STATED PROBLEM:
Take the lines from the top down to and including the one with "const yTicks = [-1, -0.5, 0, 0.5, 1];" and repeat them exactly. Omit images.

-- start DATA SEGMENT --

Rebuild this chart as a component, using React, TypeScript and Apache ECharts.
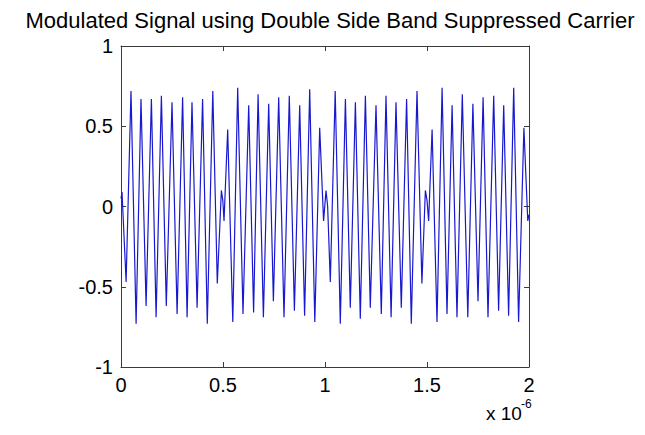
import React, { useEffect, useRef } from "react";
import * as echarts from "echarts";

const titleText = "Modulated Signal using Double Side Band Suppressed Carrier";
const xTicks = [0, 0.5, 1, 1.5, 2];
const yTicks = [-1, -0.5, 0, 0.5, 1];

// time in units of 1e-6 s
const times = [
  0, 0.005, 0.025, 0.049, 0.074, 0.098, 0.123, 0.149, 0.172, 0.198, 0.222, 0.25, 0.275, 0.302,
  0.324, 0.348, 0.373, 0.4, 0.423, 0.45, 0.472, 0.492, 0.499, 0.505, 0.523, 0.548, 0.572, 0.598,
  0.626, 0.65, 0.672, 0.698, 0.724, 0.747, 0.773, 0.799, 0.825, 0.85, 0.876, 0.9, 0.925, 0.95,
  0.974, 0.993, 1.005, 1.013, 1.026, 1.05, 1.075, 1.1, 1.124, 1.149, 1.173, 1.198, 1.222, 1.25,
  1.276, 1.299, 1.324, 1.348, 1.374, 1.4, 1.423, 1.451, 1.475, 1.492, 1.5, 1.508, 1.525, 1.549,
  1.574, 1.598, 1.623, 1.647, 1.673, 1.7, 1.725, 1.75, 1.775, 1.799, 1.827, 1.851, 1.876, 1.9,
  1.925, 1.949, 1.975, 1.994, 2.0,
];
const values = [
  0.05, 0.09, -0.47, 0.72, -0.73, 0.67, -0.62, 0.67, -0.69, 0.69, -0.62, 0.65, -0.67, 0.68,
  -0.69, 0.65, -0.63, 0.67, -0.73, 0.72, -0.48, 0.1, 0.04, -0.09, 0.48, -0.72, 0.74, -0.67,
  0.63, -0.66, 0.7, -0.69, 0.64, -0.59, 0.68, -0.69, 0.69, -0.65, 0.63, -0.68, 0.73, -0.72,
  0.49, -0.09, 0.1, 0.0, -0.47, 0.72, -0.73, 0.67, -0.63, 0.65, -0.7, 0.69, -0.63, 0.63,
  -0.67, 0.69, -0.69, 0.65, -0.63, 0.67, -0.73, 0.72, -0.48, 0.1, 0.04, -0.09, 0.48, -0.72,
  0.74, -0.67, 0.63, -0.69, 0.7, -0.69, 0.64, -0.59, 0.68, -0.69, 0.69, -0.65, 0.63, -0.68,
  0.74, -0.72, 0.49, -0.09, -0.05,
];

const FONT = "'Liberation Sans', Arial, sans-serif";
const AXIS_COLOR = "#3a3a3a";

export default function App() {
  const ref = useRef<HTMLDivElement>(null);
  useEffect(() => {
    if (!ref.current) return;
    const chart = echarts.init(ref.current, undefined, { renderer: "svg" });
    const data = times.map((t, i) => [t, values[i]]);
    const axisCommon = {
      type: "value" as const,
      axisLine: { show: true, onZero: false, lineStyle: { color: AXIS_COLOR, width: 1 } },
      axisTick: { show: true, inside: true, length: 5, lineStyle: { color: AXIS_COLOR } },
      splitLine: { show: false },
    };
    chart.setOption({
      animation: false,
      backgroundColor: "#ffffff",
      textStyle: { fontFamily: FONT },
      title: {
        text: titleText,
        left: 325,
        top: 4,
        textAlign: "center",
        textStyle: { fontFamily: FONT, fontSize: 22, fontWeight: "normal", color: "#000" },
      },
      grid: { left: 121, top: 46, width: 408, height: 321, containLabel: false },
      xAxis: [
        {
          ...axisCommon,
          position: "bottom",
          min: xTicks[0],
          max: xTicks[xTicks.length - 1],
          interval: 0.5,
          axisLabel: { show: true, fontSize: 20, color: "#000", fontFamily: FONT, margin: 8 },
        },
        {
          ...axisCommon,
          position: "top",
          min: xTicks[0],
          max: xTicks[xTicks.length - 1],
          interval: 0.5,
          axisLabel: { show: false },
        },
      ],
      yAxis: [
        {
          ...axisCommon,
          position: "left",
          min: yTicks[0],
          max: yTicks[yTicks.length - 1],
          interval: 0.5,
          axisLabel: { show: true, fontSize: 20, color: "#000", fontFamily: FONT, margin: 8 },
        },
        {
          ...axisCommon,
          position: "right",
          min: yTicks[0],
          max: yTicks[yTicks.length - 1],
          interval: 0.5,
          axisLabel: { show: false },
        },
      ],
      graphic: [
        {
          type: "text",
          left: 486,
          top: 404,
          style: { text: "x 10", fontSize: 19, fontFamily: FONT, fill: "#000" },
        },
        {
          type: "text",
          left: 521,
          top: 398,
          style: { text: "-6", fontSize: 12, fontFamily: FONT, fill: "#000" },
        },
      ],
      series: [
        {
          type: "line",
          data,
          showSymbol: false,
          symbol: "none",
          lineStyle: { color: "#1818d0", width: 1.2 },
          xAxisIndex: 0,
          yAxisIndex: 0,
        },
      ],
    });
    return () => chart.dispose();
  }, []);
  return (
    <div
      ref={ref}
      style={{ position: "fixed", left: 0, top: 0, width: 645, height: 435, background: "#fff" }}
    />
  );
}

-- end DATA SEGMENT --

THE REPLY:
Rebuild this chart as a component, using React, TypeScript and Apache ECharts.
import React, { useEffect, useRef } from "react";
import * as echarts from "echarts";

const titleText = "Modulated Signal using Double Side Band Suppressed Carrier";
const xTicks = [0, 0.5, 1, 1.5, 2];
const yTicks = [-1, -0.5, 0, 0.5, 1];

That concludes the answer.